A newer addition to the neighborhood, Smoke Daddy is one of the best places to grab a meal in the area. This restaurant won renown from its original location in Wicker Park, and was featured on several shows on the Food Network. It’s an excellent choice no matter what time of year as it has ample indoor and outdoor seating. It’s a great dine in option during a Cubs game if you would like to be part of the event, but you don’t want to go into the Stadium to watch a game. You can watch the game on their TVs and feel like you’re a part of the crowd since you’ll be cheering right along with the Stadium next door.
This Chicago Chain was started by two Michelin Star Chefs who wanted to make more accessible food, so they opened a Chicken and Donut shop, which has now expanded across Chicago. You can grab any of their sandwiches and substitute out the bread for any of their donuts. Not only do they have rotating seasonal donuts, they have a nice selection of vegan and gluten free donuts, making it a delicious and inclusive spot for all your morning sweet treat needs.
Other Attractions and Things To Do in Wrigleyville
Wrigleyville also boasts being the home to Metro, one of Chicago’s top music venues, which featured artists like Nirvana and Smashing Pumpkins. Their first ever performance was by none other than R.E.M. This building has seen some of the greatest artists of all time. It has all the charm you can hope for from a building that was built in 1927 and then renovated for modern audience members when Metro would open in 1982.
Take a Bike Tour of Wrigleyville
If you want to see Wrigleyville, but you’re staying downtown and only have so much time to do everything you want to in the city, consider taking the Bobby’s Bike Hike Bikes, Bites, and Brews Tour.
- This tour starts in Streeterville near Navy Pier and takes you all the way up to Wrigleyville.
- You can eat and drink your way through Chicago History and some of its northside neighborhoods.
- Take a photo in front of the Wrigleyville sign and learn about the infamous Chicago Cubs curse of the Billy Goat.
- You can pack Chicago’s legendary foods, history, and a trip to Wrigleyville in a four-hour biking tour.
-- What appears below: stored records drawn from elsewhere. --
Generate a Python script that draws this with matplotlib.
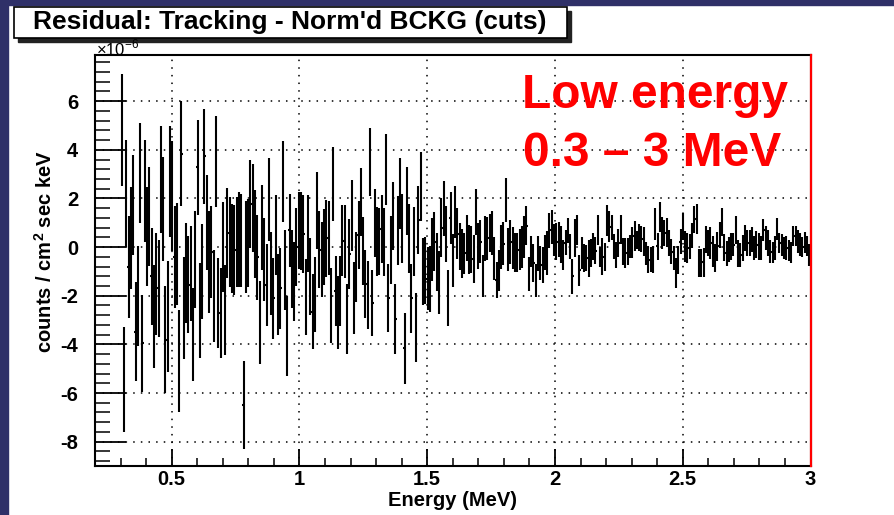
import matplotlib
matplotlib.use('Agg')
import matplotlib.pyplot as plt
import numpy as np
from matplotlib.patches import Rectangle
from matplotlib.ticker import MultipleLocator, FuncFormatter

plt.rcParams['font.family'] = ['Liberation Sans', 'DejaVu Sans']
plt.rcParams['mathtext.fontset'] = 'custom'
plt.rcParams['mathtext.rm'] = 'Liberation Sans'
plt.rcParams['mathtext.bf'] = 'Liberation Sans:bold'

# ---- data (units of 1e-6 counts / cm^2 sec keV) ----
e_start = 0.30      # MeV, lower edge of first bin
bin_w = 0.009       # MeV

vals_a = [4.8, -5.45, 2.2, -0.8, 0.37, 1.74, -3.47, -2.0, 3.04, -3.95,
          2.3, 0.44, 1.26, -1.2, -2.85, -1.5, -1.7, 2.77, 1.56, -3.8,
          -2.85, 2.7, 2.1, -0.4, -0.3, -4.7, 3.84, -2.5, -1.07, -1.55,
          -1.07, -3.6, -0.5, 3.29, -2.6, -1.0, 3.73, 1.0, -0.6, -0.2,
          -2.0, 3.52, -2.3, -2.7, 0.0, -2.6, 0.58, 0.23, -0.05, -0.1,
          0.2, 0.3, 0.27, -6.5]
errs_a = [2.3, 2.15, 2.2, 2.1, 2.1, 2.05, 2.05, 2.05, 2.05, 2.0,
          2.1, 2.05, 2.05, 2.0, 2.1, 2.1, 2.0, 2.2, 2.15, 2.2,
          2.3, 2.3, 2.25, 2.1, 2.1, 2.1, 2.15, 2.1, 2.05, 2.0,
          1.95, 1.9, 2.0, 1.95, 1.95, 1.95, 1.95, 1.95, 2.1, 1.9,
          1.9, 1.88, 1.85, 1.85, 1.85, 1.85, 1.85, 1.85, 1.82, 1.85,
          1.85, 1.95, 1.9, 1.8]

vals_b = [0.0, 0.16, 1.78, 1.6, 0.55, -0.42, -3.1, 0.8, -0.5, -1.55,
          1.95, -1.07, -2.1, 0.5, -1.95, -1.7, 2.7, -0.93, -3.67, 0.7,
          -0.9, -1.4, 0.0, 0.7, 0.65, 0.55, -2.05, 0.55, -1.2, -2.65,
          -1.95, 1.5, -0.1, -0.5, 0.0, 0.37, 0.37, -2.4, 2.6, -1.8,
          -2.7, -1.8, 0.27, 0.23, -2.95, -0.3, 1.3, -2.1, -0.8, 0.48,
          1.85, -0.15, -1.5, -1.95, 3.5, -2.3, 1.0, 0.23, 0.23, 0.74]
errs_b = [1.88, 1.8, 1.8, 1.8, 1.8, 1.75, 1.71, 1.75, 1.71, 1.68,
          1.71, 1.71, 1.67, 1.64, 1.68, 1.68, 1.68, 1.64, 1.64, 1.5,
          1.6, 1.62, 1.6, 1.58, 1.6, 1.6, 1.58, 1.59, 1.58, 1.55,
          1.55, 1.58, 1.58, 1.55, 1.55, 1.58, 1.53, 1.53, 1.53, 1.44,
          1.5, 1.44, 1.47, 1.5, 1.44, 1.44, 1.44, 1.47, 1.44, 1.4,
          1.4, 1.4, 1.4, 1.4, 1.4, 1.36, 1.41, 1.4, 1.38, 1.4]

vals_c = [0.2, 3.2, -2.1, -0.1, 1.29, -2.96, 0.7, 2.2, 0.78, -4.16,
          1.9, 0.37, -2.1, 0.23, -3.3, 1.1, 2.5, -1.0, -0.96, -1.3,
          -1.3, -0.1, 0.23, -0.6, -1.45, 0.8, 1.58, 0.55, -2.1, 1.2,
          -0.55, 1.45, 0.55, 0.03, -0.25, -0.25, 0.37, -0.1, -0.1, -0.5,
          1.45, 0.03, 0.23, -1.2, 0.37, 0.37, 0.58, 0.58, -0.48, -1.35,
          -0.95, 0.0, 0.14, 1.95, -0.1, 0.2, -0.04, -0.22, -0.22, -0.1,
          0.0]
errs_c = [1.4, 1.46, 1.4, 1.4, 1.4, 1.45, 1.42, 1.45, 1.42, 1.45,
          1.4, 1.42, 1.42, 1.42, 1.42, 1.4, 1.42, 1.38, 1.38, 1.3,
          1.35, 1.3, 1.2, 1.2, 1.3, 1.2, 1.13, 1.15, 1.15, 1.06,
          1.1, 1.06, 1.05, 0.97, 1.0, 0.85, 0.95, 1.0, 0.98, 0.98,
          0.95, 0.95, 0.88, 0.87, 0.92, 0.88, 0.78, 0.9, 0.88, 0.75,
          0.85, 0.9, 0.88, 0.9, 0.88, 0.9, 0.86, 0.8, 0.82, 0.85,
          0.85]

vals_d = [0.41, 0.88, -1.1, -0.18, -0.66, -1.38, -0.28, -0.66, -0.73, -0.22,
          -0.25, 0.7, 0.82, 0.3, 0.23, 0.3, 0.1, -0.34, 0.19, 0.67,
          0.03, -1.2, 0.37, 0.7, -0.96, -0.25, -0.45, -0.45, -0.45, -0.25,
          0.03, -0.14, 0.7, -0.39, -0.39, -0.39, 1.1, 0.85, 0.82, 0.03,
          -0.32, 0.16, 0.71, -0.18, -0.25, -0.18, 0.03, 0.19, 0.45, 0.3,
          0.4, 0.33, 0.23, -0.25, -0.52, -0.52, -0.52, 0.96]
errs_d = [0.86, 0.81, 0.69, 0.65, 0.79, 0.69, 0.72, 0.69, 0.74, 0.72,
          0.9, 0.72, 0.69, 0.65, 0.76, 0.72, 0.77, 0.62, 0.52, 0.52,
          0.52, 0.72, 0.77, 0.62, 0.65, 0.65, 0.58, 0.55, 0.76, 0.57,
          0.57, 0.57, 0.62, 0.41, 0.76, 0.58, 0.65, 0.62, 0.52, 0.52,
          0.52, 0.58, 0.6, 0.55, 0.62, 0.55, 0.48, 0.62, 0.62, 0.38,
          0.57, 0.52, 0.58, 0.48, 0.55, 0.52, 0.55, 0.65]

vals_e = [0.03, 1.24, 0.58, 0.58, 0.6, 0.17, -0.18, -0.45, -1.05, -0.52,
          0.23, 0.85, 0.03, -0.04, 0.03, 0.47, 1.15, 1.15, -0.66, -0.66,
          -0.63, 0.3, 0.17, 0.17, -0.18, -0.45, 0.03, 0.5, 1.02, 0.0,
          -0.25, -0.11, 0.03, 0.1, 0.72, -0.25, -0.32, -0.04, 0.37, 0.17,
          0.17, 0.3, -0.04, 0.1, 0.03, -0.04, 0.72, 0.37, 0.17, -0.18,
          -0.22, -0.04, 0.76, 0.17, 0.1, -0.04, -0.04, -0.14, -0.22, 0.47,
          0.44, 0.23, 0.1, 0.0, 0.19, 0.03, -0.32]
errs_e = [0.55, 0.6, 0.65, 0.55, 0.58, 0.55, 0.52, 0.48, 0.62, 0.58,
          0.52, 0.55, 0.65, 0.62, 0.52, 0.52, 0.55, 0.62, 0.58, 0.58,
          0.58, 0.55, 0.52, 0.65, 0.62, 0.58, 0.58, 0.52, 0.58, 0.55,
          0.52, 0.52, 0.55, 0.48, 0.58, 0.55, 0.48, 0.52, 0.52, 0.52,
          0.55, 0.52, 0.48, 0.55, 0.55, 0.48, 0.45, 0.48, 0.52, 0.48,
          0.45, 0.48, 0.45, 0.41, 0.45, 0.45, 0.48, 0.45, 0.45, 0.41,
          0.41, 0.48, 0.48, 0.41, 0.45, 0.41, 0.45]

x_ticks = [0.5, 1.0, 1.5, 2.0, 2.5, 3.0]
y_ticks = [-8, -6, -4, -2, 0, 2, 4, 6]

title = "Residual: Tracking - Norm'd BCKG (cuts)"
note_line1 = "Low energy"
note_line2 = "0.3 \u2013 3 MeV"

values = np.array(vals_a + vals_b + vals_c + vals_d + vals_e)
errors = np.array(errs_a + errs_b + errs_c + errs_d + errs_e)
energy = e_start + bin_w * (np.arange(len(values)) + 0.5)

# ---- figure ----
W, H = 894, 515
fig = plt.figure(figsize=(W / 100, H / 100), dpi=100)
fig.patch.set_facecolor('white')

def fx(px):
    return px / W

def fy(py):
    return 1 - py / H

# dark slide edges
fig.patches.append(Rectangle((0, 0), fx(8), 1, transform=fig.transFigure,
                             color='#2f3068', zorder=0))
fig.patches.append(Rectangle((0, fy(5)), 1, 5 / H, transform=fig.transFigure,
                             color='#2f3068', zorder=0))

ax = fig.add_axes([fx(95), fy(466), fx(810.5) - fx(95), fy(55) - fy(466)])
ax.errorbar(energy, values, yerr=errors, xerr=bin_w / 2, fmt='none',
            ecolor='black', elinewidth=1.5, capsize=0, zorder=3)

ax.set_xlim(0.2, 3.0)
ax.set_ylim(-9.0, 7.9)
ax.set_xticks(x_ticks)
ax.set_yticks(y_ticks)
ax.xaxis.set_minor_locator(MultipleLocator(0.1))
ax.yaxis.set_minor_locator(MultipleLocator(0.4))
fmt = FuncFormatter(lambda v, p: ('%g' % v))
ax.xaxis.set_major_formatter(fmt)
ax.yaxis.set_major_formatter(fmt)
ax.tick_params(which='both', direction='in', top=False, right=False,
               colors='black', labelsize=14.5)
ax.tick_params(axis='y', which='major', length=22, width=1.3, pad=12)
ax.tick_params(axis='y', which='minor', length=11, width=1.1)
ax.tick_params(axis='x', which='major', length=12, width=1.3, pad=3)
ax.tick_params(axis='x', which='minor', length=6, width=1.1)
for lab in ax.get_xticklabels() + ax.get_yticklabels():
    lab.set_fontweight('bold')
ax.grid(True, which='major', linestyle=(0, (1, 4)), color='black', linewidth=1.1)
for s in ax.spines.values():
    s.set_linewidth(1.5)
ax.axvline(3.0, color='red', linewidth=1.6, clip_on=False, zorder=4)

ax.set_xlabel('Energy (MeV)', fontsize=14.5, fontweight='bold', labelpad=1)
fig.text(fx(45), fy(252), r'counts / cm$^\mathbf{2}$ sec keV', rotation=90,
         fontsize=14.5, fontweight='bold', ha='center', va='center')

# title box with shadow
fig.patches.append(Rectangle((fx(18), fy(42)), fx(567) - fx(14), 31 / H,
                             transform=fig.transFigure, color='#222222', zorder=1))
fig.patches.append(Rectangle((fx(14), fy(38)), fx(567) - fx(14), 31 / H,
                             transform=fig.transFigure, facecolor='white',
                             edgecolor='black', linewidth=1.2, zorder=2))
fig.text(fx(290), fy(22.5), title, fontsize=19, fontweight='bold',
         ha='center', va='center', zorder=3)
fig.text(fx(96), fy(48.5), r'$\times$10$^{-6}$', fontsize=12, ha='left',
         va='center', zorder=6)

fig.text(fx(655), fy(96), note_line1, color='red', fontsize=34.5,
         fontweight='bold', ha='center', va='center')
fig.text(fx(652), fy(153), note_line2, color='red', fontsize=34.5,
         fontweight='bold', ha='center', va='center')

fig.savefig('out.png', dpi=100)
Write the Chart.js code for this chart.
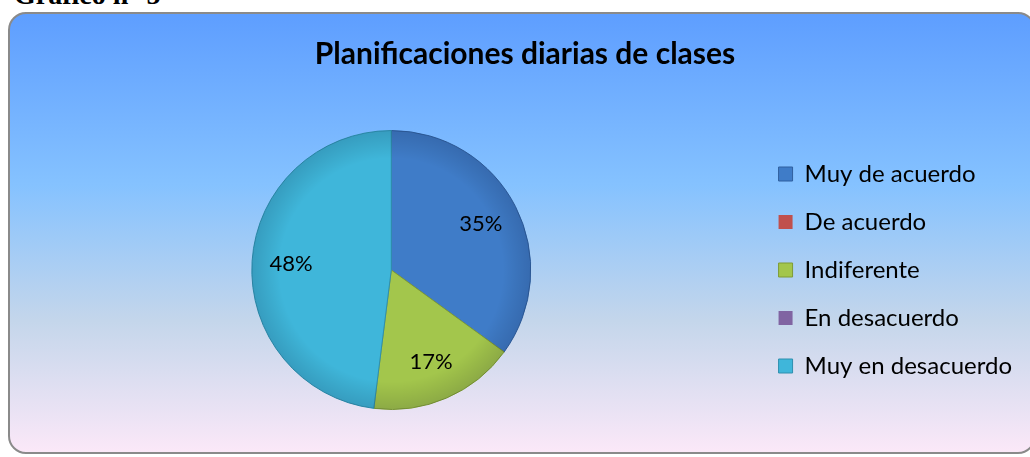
<!DOCTYPE html>
<html>
<head>
<meta charset="utf-8">
<script src="https://cdn.jsdelivr.net/npm/chart.js@4"></script>
<style>
  html, body { margin: 0; padding: 0; background: #fff; width: 1030px; height: 457px; overflow: hidden; }
  #heading { position: absolute; left: 14px; top: -19.5px; font: bold 28px "Liberation Serif", serif; line-height: 28px; color: #000; white-space: nowrap; }
  #box {
    position: absolute; left: 8px; top: 12px; width: 1028px; height: 442px;
    border: 2px solid #8a8a8a; border-radius: 18px; box-sizing: border-box;
    background: linear-gradient(to bottom, #5e9eff 0%, #85c2ff 39%, #c4d6eb 70%, #fbe8f8 100%);
  }
  #chart { position: absolute; left: 0; top: 0; }
</style>
</head>
<body>
<div id="heading">Gráfico n° 5</div>
<div id="box"></div>
<canvas id="chart" width="1030" height="457"></canvas>
<script>
// Gráfico n° 5 — planificaciones diarias de clases (porcentajes)
const titleText = "Planificaciones diarias de clases";
const categories = ["Muy de acuerdo", "De acuerdo", "Indiferente", "En desacuerdo", "Muy en desacuerdo"];
const percents = [35, 0, 17, 0, 48];
const sliceColors = ["#3f7cc8", "#c0504d", "#a3c64c", "#8064a2", "#3fb6da"];
const sliceBorders = ["#2f5f9e", "#943c3a", "#7e9b35", "#5f4a7c", "#2e8fae"];

const FONT = "Lato, 'Open Sans', sans-serif";

// percentage labels inside each slice
const sliceLabels = {
  id: "sliceLabels",
  afterDatasetsDraw(chart) {
    const { ctx } = chart;
    const meta = chart.getDatasetMeta(0);
    ctx.save();
    ctx.font = `22px ${FONT}`;
    ctx.fillStyle = "#000";
    ctx.textAlign = "center";
    ctx.textBaseline = "middle";
    meta.data.forEach((arc, i) => {
      const v = percents[i];
      if (!v) return;
      const { x, y, startAngle, endAngle, outerRadius } = arc.getProps(["x", "y", "startAngle", "endAngle", "outerRadius"], true);
      const mid = (startAngle + endAngle) / 2;
      const r = outerRadius * 0.72;
      ctx.fillText(v + "%", x + Math.cos(mid) * r, y + Math.sin(mid) * r);
    });
    ctx.restore();
  },
};

// soft edge shading, like the bevelled office pie
const pieShade = {
  id: "pieShade",
  afterDatasetsDraw(chart) {
    const arc = chart.getDatasetMeta(0).data[0];
    if (!arc) return;
    const { x, y, outerRadius } = arc.getProps(["x", "y", "outerRadius"], true);
    const ctx = chart.ctx;
    const g = ctx.createRadialGradient(x, y, outerRadius * 0.8, x, y, outerRadius);
    g.addColorStop(0, "rgba(0,0,0,0)");
    g.addColorStop(1, "rgba(0,0,30,0.14)");
    ctx.save();
    ctx.beginPath();
    ctx.arc(x, y, outerRadius, 0, Math.PI * 2);
    ctx.fillStyle = g;
    ctx.fill();
    ctx.restore();
  },
};

new Chart(document.getElementById("chart"), {
  type: "pie",
  data: {
    labels: categories,
    datasets: [{
      data: percents,
      backgroundColor: sliceColors,
      borderColor: sliceBorders,
      borderWidth: percents.map((v) => (v ? 1 : 0)),
    }],
  },
  options: {
    responsive: false,
    animation: false,
    layout: { padding: { left: 28, right: 8, top: 0, bottom: 47 } },
    plugins: {
      title: {
        display: true,
        text: titleText,
        color: "#000",
        font: { family: FONT, size: 30, weight: "bold" },
        padding: { top: 36, bottom: 58 },
      },
      legend: {
        position: "right",
        fullSize: false,
        labels: {
          color: "#000",
          font: { family: FONT, size: 24 },
          boxWidth: 14,
          boxHeight: 14,
          padding: 24,
        },
      },
      tooltip: { enabled: false },
    },
  },
  plugins: [pieShade, sliceLabels],
});
</script>
</body>
</html>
Frequently Asked Questions About Wrigleyville:
What are the nearest attractions to Wrigleyville?
A: Nearby you can go to a music show at the Metro. You can catch an arthouse film at the Music box Chicago. If you’re into live theater, you can see a show at The Mercury Theater or the Public House Theater.
When is the best time to visit Wrigleyville?
A: Peak season is quite obviously during baseball season from April through October, with the June through August being the busiest. There are special holiday events put on at Wrigley Field from November to December. You can visit Wrigley year-round but might find the weather a bit distasteful from January-March.
Transportation options in Wrigleyville?
A: The best way to get in and out of Wrigleyville is by taking the CTA Redline. Wrigleyville and Wrigley Stadium are directly off the Addison red line stop. You can take ride shares in and out of the area but those can be pricey, especially if there is any type of event happening at the stadium. Driving in and out of the area is not advised as parking can be difficult and very expensive on game days. A bike is a great option to get around Chicago, and Bobby’s Bike Hike has visitors covered with bike rentals to explore Wrigelyville and the downtown area, as well as bike tours of Wrigleyville and other Chicago neighborhoods.
Wrigleyville has been shaped for over a century by the presence of Wrigley Field. It has been cursed, built up and torn down, shaped and reshaped by new Chicago Cub’s owners, night clubs, and locals. It is a reminder of Chicago’s tribulations and its greatest triumphs, a living symbol of the spirit of a Second City that rose from the ashes of its predecessor. In Wrigleyville, you truly feel like anything is possible with enough determination and support.